As the Solana blockchain continues to dominate the DeFi space, Jupiter Studio emerges as a bold leap forward. Built by Jupiter, the leading decentralized exchange (DEX) aggregator on Solana, this new platform expands Jupiter's influence from liquidity routing to full-on token infrastructure. But what exactly is Jupiter Studio, and can it change how tokens are launched on Solana?
What is Jupiter Studio and how does it work?
Jupiter Studio is a no-code, plug-and-play launchpad designed to let anyone create and manage tokens on Solana. Instead of navigating complicated developer environments or hiring costly coders, users can now connect a wallet and begin building their project instantly.

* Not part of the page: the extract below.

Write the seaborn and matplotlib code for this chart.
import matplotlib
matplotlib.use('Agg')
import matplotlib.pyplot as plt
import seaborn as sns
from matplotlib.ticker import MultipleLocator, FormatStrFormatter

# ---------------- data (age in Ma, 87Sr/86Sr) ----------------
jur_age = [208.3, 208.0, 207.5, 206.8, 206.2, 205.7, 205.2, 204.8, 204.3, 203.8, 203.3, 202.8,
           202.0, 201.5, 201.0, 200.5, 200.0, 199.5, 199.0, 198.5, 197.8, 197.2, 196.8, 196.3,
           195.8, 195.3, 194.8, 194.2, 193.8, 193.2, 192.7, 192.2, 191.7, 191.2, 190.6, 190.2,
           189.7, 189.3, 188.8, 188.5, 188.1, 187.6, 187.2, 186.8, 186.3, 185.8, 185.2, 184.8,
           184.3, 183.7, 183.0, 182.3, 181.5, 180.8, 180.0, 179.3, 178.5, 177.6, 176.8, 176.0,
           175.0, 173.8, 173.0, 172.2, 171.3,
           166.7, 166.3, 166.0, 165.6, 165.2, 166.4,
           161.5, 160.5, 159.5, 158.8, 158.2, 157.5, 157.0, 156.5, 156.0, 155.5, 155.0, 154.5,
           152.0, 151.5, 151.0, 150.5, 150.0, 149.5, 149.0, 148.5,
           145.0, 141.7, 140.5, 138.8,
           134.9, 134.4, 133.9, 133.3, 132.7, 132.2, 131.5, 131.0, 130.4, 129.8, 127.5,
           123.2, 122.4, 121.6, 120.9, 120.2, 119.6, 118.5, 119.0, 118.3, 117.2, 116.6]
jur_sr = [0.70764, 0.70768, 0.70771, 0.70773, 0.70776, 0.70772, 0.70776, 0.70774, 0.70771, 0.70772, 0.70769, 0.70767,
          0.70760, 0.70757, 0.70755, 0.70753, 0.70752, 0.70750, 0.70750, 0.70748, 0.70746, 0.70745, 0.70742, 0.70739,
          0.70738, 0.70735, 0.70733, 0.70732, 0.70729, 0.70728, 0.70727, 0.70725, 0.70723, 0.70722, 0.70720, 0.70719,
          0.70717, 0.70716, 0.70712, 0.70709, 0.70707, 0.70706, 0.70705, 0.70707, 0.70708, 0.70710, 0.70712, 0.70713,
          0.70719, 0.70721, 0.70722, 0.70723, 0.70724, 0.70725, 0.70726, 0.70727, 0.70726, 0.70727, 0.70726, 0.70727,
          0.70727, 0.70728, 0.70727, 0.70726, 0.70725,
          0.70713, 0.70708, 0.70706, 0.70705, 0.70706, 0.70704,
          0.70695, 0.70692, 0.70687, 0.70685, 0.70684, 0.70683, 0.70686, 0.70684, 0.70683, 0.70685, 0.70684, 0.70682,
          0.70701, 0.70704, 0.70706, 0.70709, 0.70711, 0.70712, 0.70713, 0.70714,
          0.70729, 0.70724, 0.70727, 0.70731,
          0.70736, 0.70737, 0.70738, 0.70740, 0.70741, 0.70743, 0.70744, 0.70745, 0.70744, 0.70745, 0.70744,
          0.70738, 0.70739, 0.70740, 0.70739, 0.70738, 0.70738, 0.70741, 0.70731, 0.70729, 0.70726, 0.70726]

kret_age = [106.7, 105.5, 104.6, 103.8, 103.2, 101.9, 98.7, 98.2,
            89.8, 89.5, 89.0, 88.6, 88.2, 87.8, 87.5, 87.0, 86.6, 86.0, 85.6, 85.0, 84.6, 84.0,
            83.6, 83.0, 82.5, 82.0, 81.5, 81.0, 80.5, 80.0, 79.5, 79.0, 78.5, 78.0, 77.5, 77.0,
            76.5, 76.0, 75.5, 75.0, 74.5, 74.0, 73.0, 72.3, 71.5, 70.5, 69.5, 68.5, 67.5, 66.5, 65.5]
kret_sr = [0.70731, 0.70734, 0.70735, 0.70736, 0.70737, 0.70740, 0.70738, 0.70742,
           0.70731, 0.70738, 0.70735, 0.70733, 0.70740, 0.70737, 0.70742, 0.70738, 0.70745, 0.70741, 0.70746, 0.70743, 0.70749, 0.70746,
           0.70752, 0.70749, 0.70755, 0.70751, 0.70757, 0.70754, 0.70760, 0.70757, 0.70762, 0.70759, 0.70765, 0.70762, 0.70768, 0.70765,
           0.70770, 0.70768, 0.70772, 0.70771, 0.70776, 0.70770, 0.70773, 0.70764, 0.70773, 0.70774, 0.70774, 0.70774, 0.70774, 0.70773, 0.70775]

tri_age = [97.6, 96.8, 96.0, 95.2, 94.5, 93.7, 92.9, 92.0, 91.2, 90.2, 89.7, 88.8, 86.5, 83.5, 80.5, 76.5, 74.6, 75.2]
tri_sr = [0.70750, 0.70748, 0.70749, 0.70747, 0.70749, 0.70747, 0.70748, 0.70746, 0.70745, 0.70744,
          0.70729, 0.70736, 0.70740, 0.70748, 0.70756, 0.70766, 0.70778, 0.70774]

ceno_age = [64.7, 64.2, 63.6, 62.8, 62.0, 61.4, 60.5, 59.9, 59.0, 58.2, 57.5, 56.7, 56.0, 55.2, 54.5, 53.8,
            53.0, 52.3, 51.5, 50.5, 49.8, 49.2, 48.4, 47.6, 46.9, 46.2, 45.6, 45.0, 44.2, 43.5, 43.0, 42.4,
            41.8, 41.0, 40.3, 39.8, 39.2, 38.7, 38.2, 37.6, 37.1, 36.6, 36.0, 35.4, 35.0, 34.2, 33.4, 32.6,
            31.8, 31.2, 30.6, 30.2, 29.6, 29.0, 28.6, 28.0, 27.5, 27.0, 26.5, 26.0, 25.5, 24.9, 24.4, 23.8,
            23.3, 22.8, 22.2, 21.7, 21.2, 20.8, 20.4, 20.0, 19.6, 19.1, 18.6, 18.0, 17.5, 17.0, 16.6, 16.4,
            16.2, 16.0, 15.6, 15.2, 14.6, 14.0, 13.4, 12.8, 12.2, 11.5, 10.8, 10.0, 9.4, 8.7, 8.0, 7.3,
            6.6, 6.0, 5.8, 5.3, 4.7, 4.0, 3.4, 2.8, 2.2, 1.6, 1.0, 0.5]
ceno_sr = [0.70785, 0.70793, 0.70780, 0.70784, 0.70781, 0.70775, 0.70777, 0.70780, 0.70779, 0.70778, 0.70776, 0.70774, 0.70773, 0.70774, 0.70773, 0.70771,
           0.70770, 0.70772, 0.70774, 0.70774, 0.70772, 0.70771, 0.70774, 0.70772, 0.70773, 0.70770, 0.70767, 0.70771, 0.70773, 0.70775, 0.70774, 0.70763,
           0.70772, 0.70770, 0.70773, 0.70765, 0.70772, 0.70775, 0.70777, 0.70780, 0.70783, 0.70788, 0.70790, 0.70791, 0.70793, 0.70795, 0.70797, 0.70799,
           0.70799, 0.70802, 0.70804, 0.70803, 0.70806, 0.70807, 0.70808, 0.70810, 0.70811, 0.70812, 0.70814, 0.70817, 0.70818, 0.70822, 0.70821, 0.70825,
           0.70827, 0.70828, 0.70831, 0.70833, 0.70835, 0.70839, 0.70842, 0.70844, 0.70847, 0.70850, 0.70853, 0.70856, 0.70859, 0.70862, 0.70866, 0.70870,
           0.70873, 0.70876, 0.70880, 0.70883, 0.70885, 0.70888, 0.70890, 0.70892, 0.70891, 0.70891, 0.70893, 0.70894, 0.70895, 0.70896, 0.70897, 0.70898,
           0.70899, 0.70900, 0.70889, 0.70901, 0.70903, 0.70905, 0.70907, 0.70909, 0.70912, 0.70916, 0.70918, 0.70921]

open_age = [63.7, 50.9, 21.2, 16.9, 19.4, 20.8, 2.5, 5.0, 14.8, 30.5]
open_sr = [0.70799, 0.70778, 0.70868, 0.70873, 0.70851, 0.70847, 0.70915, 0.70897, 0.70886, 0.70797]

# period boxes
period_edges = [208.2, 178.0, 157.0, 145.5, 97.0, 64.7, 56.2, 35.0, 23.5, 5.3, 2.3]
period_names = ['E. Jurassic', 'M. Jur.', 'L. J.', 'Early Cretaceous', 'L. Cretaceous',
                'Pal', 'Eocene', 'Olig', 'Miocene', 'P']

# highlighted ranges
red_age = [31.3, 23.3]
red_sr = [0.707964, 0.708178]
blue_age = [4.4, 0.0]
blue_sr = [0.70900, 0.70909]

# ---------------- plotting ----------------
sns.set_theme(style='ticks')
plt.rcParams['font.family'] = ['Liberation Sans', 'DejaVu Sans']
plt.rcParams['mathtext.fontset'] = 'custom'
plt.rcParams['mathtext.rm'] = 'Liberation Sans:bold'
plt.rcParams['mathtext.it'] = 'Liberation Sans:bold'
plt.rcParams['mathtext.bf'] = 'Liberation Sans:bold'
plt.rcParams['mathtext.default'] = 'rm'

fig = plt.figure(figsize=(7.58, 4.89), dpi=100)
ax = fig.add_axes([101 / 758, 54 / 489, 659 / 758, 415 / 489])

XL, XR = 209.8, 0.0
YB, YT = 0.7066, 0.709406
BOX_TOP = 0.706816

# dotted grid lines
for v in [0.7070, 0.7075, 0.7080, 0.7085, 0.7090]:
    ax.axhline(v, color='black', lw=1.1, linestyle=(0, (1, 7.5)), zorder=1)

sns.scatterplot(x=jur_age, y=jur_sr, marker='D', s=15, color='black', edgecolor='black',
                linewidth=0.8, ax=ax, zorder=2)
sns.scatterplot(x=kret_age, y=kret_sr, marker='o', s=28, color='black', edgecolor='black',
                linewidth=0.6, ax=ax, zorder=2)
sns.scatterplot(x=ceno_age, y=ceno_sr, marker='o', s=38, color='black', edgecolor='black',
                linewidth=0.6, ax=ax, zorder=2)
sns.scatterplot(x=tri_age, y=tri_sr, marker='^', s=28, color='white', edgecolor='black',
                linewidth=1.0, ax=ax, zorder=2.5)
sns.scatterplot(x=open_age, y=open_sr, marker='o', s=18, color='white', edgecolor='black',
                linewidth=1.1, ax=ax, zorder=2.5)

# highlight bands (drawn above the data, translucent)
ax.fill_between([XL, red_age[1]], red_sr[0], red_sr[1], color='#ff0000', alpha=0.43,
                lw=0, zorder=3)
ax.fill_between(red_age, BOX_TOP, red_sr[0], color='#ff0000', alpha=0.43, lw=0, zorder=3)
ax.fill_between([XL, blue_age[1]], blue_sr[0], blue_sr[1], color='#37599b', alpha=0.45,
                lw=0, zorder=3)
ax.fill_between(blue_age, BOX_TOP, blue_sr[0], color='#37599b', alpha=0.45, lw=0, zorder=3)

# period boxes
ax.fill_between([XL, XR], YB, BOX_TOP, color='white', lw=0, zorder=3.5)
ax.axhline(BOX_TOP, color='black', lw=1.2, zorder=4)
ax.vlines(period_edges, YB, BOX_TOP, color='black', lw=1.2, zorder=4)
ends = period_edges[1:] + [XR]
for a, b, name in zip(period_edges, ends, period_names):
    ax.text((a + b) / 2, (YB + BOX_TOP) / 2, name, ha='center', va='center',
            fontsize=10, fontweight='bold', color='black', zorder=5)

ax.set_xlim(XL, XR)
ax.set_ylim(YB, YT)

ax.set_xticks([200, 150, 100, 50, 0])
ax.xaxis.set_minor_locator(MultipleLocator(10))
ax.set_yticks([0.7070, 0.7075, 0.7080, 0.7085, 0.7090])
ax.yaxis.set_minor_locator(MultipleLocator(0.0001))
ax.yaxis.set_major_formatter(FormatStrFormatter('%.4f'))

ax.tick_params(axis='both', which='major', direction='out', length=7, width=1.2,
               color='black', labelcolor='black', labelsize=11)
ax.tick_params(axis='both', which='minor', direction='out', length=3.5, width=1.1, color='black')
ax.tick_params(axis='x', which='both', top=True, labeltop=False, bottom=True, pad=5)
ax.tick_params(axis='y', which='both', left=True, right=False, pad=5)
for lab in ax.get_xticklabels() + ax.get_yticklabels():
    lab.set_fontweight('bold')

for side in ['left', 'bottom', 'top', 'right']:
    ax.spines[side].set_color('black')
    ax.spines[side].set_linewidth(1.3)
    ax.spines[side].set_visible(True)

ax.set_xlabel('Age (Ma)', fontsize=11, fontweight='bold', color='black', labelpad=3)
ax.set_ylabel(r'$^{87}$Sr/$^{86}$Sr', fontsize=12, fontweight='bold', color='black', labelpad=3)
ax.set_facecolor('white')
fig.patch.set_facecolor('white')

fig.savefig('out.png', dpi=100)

It offers both pre-set templates for beginners and advanced customization options for experienced builders. This dual-mode system lowers the barrier to entry while still giving creators fine-tuned control over their tokenomics.

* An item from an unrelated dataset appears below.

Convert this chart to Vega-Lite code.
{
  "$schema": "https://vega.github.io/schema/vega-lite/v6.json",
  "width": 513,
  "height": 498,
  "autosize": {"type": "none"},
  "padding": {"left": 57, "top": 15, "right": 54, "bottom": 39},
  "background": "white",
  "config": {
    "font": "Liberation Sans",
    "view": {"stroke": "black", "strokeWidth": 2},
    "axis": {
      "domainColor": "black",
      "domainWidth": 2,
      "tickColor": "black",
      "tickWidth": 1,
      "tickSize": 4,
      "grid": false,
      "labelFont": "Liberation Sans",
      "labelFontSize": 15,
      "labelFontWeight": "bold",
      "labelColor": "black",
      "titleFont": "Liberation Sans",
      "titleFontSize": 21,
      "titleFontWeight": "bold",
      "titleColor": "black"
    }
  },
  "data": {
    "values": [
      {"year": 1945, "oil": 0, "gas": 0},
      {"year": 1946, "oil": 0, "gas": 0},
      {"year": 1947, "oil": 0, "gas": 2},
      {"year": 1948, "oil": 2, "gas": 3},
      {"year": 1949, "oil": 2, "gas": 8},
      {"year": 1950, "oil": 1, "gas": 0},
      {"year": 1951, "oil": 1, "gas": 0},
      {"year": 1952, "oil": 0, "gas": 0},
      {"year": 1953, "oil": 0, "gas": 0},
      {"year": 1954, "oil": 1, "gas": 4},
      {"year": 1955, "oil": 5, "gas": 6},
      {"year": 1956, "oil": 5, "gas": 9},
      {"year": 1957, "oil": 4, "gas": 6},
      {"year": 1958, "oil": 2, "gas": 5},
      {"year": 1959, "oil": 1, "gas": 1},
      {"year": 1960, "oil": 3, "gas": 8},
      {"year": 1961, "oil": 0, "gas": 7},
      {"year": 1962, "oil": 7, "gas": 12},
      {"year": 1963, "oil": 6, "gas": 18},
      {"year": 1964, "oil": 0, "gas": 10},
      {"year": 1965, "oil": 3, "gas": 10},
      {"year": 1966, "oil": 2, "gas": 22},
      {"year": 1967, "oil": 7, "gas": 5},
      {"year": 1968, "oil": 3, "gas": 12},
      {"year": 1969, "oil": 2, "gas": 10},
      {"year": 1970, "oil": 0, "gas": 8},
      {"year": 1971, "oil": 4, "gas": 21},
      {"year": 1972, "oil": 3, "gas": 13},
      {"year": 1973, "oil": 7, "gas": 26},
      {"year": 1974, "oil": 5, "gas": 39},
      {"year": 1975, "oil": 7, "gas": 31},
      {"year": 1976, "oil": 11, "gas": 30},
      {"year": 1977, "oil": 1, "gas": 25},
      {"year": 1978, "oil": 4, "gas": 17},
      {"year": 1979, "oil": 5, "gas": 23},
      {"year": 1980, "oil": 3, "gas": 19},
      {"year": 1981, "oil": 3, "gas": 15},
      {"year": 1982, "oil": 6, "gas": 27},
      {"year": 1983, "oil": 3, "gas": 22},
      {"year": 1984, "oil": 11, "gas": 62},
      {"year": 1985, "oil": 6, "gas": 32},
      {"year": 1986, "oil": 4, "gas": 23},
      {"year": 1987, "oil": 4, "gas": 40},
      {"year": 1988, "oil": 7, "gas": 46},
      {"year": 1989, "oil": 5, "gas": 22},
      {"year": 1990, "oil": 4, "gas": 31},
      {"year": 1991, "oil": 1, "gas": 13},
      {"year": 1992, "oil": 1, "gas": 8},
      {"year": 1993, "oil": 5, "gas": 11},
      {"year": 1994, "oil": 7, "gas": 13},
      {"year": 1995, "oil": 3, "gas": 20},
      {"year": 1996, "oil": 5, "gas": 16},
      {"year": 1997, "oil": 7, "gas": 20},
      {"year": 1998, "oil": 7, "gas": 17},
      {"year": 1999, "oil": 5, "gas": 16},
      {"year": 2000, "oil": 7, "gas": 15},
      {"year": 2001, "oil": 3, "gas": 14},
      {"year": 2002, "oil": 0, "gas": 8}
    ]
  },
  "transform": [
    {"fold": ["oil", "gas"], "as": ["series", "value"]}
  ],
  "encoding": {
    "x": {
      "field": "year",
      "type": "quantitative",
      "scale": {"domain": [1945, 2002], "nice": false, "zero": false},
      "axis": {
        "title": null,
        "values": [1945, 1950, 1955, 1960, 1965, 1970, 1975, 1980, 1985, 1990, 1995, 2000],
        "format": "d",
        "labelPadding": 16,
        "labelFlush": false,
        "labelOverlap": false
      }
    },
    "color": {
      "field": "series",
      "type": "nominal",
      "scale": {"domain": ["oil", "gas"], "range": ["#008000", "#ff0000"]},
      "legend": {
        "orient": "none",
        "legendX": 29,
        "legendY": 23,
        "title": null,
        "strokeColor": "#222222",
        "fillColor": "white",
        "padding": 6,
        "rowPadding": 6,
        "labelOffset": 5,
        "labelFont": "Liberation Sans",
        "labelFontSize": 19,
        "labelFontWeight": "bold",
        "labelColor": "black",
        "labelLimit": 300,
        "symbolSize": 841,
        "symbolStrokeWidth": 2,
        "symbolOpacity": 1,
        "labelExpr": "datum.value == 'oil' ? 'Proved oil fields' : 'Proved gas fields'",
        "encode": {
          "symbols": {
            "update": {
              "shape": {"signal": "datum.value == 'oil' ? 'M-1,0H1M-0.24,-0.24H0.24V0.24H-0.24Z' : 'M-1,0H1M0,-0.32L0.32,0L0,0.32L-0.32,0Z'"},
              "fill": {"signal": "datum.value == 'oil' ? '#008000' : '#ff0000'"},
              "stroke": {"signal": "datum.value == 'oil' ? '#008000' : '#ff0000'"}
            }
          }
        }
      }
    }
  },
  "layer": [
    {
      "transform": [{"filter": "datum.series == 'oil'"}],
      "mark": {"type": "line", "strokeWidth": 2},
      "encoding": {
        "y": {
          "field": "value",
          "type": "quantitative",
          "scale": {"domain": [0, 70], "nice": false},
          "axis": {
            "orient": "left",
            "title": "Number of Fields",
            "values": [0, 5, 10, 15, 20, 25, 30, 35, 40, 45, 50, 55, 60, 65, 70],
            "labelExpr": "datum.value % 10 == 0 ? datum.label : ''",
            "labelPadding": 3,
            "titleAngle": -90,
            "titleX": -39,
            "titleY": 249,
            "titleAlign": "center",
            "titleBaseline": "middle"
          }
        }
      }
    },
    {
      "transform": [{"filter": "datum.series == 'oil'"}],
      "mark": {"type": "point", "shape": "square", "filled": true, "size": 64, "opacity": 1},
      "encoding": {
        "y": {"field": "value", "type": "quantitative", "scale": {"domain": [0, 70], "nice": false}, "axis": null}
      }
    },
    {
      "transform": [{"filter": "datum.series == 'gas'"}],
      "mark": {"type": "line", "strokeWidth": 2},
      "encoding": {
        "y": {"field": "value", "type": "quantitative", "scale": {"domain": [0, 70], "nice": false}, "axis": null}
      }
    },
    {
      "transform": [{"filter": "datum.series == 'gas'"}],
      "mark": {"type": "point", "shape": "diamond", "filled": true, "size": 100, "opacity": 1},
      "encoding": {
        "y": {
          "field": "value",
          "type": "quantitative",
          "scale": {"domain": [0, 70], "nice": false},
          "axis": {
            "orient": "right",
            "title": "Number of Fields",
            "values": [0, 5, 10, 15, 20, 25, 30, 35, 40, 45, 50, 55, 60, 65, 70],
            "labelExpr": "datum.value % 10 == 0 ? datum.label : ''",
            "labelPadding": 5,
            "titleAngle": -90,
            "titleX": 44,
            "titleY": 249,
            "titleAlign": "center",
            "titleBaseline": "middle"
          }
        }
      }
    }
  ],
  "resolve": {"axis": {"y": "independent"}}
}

Why is Jupiter Studio important for the Solana ecosystem?
Solana has long been praised for its fast transactions and low fees, but launching a token on it still requires technical know-how. Jupiter Studio changes that. By simplifying token creation, it allows a broader range of individuals and communities to participate in the Solana economy.
This shift could lead to an explosion of new tokens, each tailored to specific community needs, use cases, or experimental economies—without needing a technical team or deep blockchain expertise.

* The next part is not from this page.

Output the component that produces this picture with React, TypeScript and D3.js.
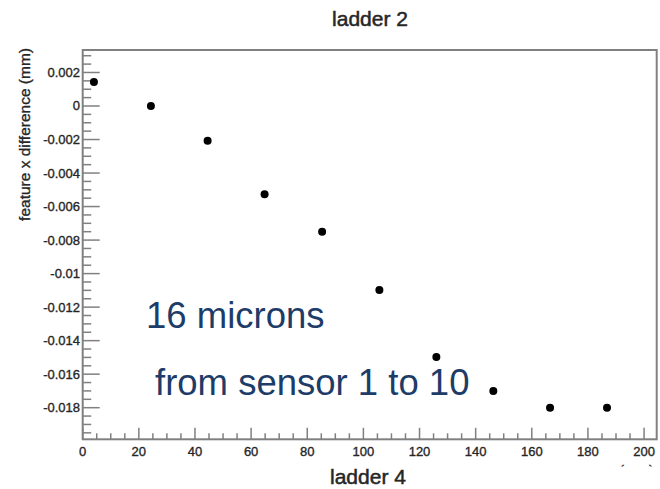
import React from "react";
import * as d3 from "d3";

const xValues = [4.0, 24.3, 44.5, 64.8, 85.3, 105.7, 126.0, 146.3, 166.5, 186.8];
const yValues = [0.00143, 0.0, -0.00207, -0.00527, -0.0075, -0.01098, -0.01498, -0.017, -0.018, -0.018];
const xTickValues = [0, 20, 40, 60, 80, 100, 120, 140, 160, 180, 200];
const yTickValues = [0.002, 0, -0.002, -0.004, -0.006, -0.008, -0.01, -0.012, -0.014, -0.016, -0.018];
const yTickLabels = ["0.002", "0", "-0.002", "-0.004", "-0.006", "-0.008", "-0.01", "-0.012", "-0.014", "-0.016", "-0.018"];
const titleText = "ladder 2";
const bottomText = "ladder 4";
const xAxisTitle = "x (mm)";
const yAxisTitle = "feature x difference (mm)";
const annotations = ["16 microns", "from sensor 1 to 10"];

const W = 660;
const H = 489;
const L = 82.7;
const R = 656.7;
const T = 50;
const B = 439.3;
const FONT = "'Liberation Sans', Arial, Helvetica, sans-serif";
const AXIS = "#808080";
const BLUE = "#1d3c68";

export default function App() {
  const x = d3.scaleLinear().domain([0, 204.5]).range([L, R]);
  const y = d3.scaleLinear().domain([-0.019886, 0.003341]).range([B, T]);

  const xMinor = d3.range(0, 204.5, 5).filter((v) => v % 20 !== 0);
  const yMinor = d3.range(-0.0195, 0.00334, 0.0005).filter((v) => Math.abs(Math.round(v / 0.0005)) % 4 !== 0);

  const dark = { fill: "#262626", stroke: "#262626", strokeWidth: 0.35 };

  return (
    <svg width={W} height={H} style={{ position: "absolute", left: 0, top: 0, background: "#fff" }} fontFamily={FONT}>
      <rect x={0} y={0} width={W} height={H} fill="#fff" />
      {/* title */}
      <text x={370} y={25.5} textAnchor="middle" fontSize={21} {...dark} strokeWidth={0.5}>{titleText}</text>

      {/* ticks */}
      {xTickValues.map((v) => (
        <line key={"xM" + v} x1={x(v)} x2={x(v)} y1={B} y2={B - 11.5} stroke={AXIS} strokeWidth={1.5} />
      ))}
      {xMinor.map((v) => (
        <line key={"xm" + v} x1={x(v)} x2={x(v)} y1={B} y2={B - 6} stroke={AXIS} strokeWidth={1.5} />
      ))}
      {yTickValues.map((v) => (
        <line key={"yM" + v} x1={L} x2={L + 17} y1={y(v)} y2={y(v)} stroke={AXIS} strokeWidth={1.5} />
      ))}
      {yMinor.map((v, i) => (
        <line key={"ym" + i} x1={L} x2={L + 8.5} y1={y(v)} y2={y(v)} stroke={AXIS} strokeWidth={1.5} />
      ))}

      {/* frame */}
      <rect x={L} y={T} width={R - L} height={B - T} fill="none" stroke={AXIS} strokeWidth={2} />

      {/* tick labels */}
      {xTickValues.map((v) => (
        <text key={"xl" + v} x={x(v)} y={456} textAnchor="middle" fontSize={13} {...dark}>{String(v)}</text>
      ))}
      {yTickValues.map((v, i) => (
        <text key={"yl" + v} x={80} y={y(v) + 4.5} textAnchor="end" fontSize={13} {...dark}>{yTickLabels[i]}</text>
      ))}

      {/* axis titles */}
      <text transform={`translate(30,48) rotate(-90)`} textAnchor="end" fontSize={15.5} {...dark}>{yAxisTitle}</text>
      <text x={654} y={476} textAnchor="end" fontSize={15} {...dark}>{xAxisTitle}</text>
      <rect x={300} y={466.5} width={360} height={30} fill="#fff" />
      <text x={330} y={484} fontSize={21} {...dark} strokeWidth={0.5}>{bottomText}</text>

      {/* points */}
      {xValues.map((v, i) => (
        <circle key={"p" + i} cx={x(v)} cy={y(yValues[i])} r={4} fill="#000" />
      ))}

      {/* annotations */}
      <text x={146} y={328} fontSize={36.5} fill={BLUE}>{annotations[0]}</text>
      <text x={155} y={395} fontSize={36.5} fill={BLUE}>{annotations[1]}</text>
    </svg>
  );
}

What are the key features of Jupiter Studio?
Jupiter Studio packs a full suite of token management tools, including:
Effortless Token Creation: Launch tokens with zero coding using pre-built templates.
Customizable Tokenomics: Set swap fees, liquidity unlocks, and vesting schedules to control distribution and project growth.
Initial Minting Options: Mint using assets like USDC, SOL, or JUP.
Market Cap Control: Define your token's initial market capitalization for better market positioning.
Anti-Snipe Protection: Tools to block bots from unfairly snatching tokens at launch.
Wallet-Only Onboarding: No social media or KYC needed—just connect your wallet.
Integrated Content Hub: Updates posted via Jupiter Studio show up directly on the token's Jupiter page, improving visibility.
How does Jupiter Studio empower creators?
One of Jupiter Studio's most unique advantages is its alignment with creator autonomy. With features like vesting cliffs, liquidity locking, and customizable economic levers, creators can align their incentives with community trust and long-term value. It's no longer just about launching a coin—it's about doing it responsibly.
Moreover, the wallet-only onboarding model allows for pseudonymous and decentralized launches, staying true to Web3 principles. Creators don't need social media followings or external platforms—everything is integrated into Jupiter's ecosystem.
What has been the market reaction to Jupiter Studio?
Following its official launch on July 2–3. 2025. Jupiter Studio immediately made headlines across major crypto media like Binance News and Phemex News. The result? A surge in JUP token price by nearly 9%, signaling investor optimism.
This also coincides with Jupiter's broader shift to a DAO governance model, reinforcing its decentralization-first philosophy. The market views Jupiter Studio not just as a product launch, but as a foundational infrastructure move for Solana.
What's next for Jupiter and Jupiter Studio?
The roadmap likely includes more integrations, analytics dashboards, and possibly NFT or DAO launch features. Jupiter is clearly positioning itself as Solana's end-to-end DeFi solution, covering everything from perpetuals to meme coins, and now token creation.
Conclusion:
In a word: yes. Jupiter Studio is more than just a launchpad—it's a paradigm shift for how tokens are created, managed, and grown on Solana. Its simplicity, flexibility, and creator-first tools make it an essential piece of DeFi infrastructure. As more users onboard and experiment, Jupiter Studio could become the go-to engine for launching the next wave of Solana-based innovation.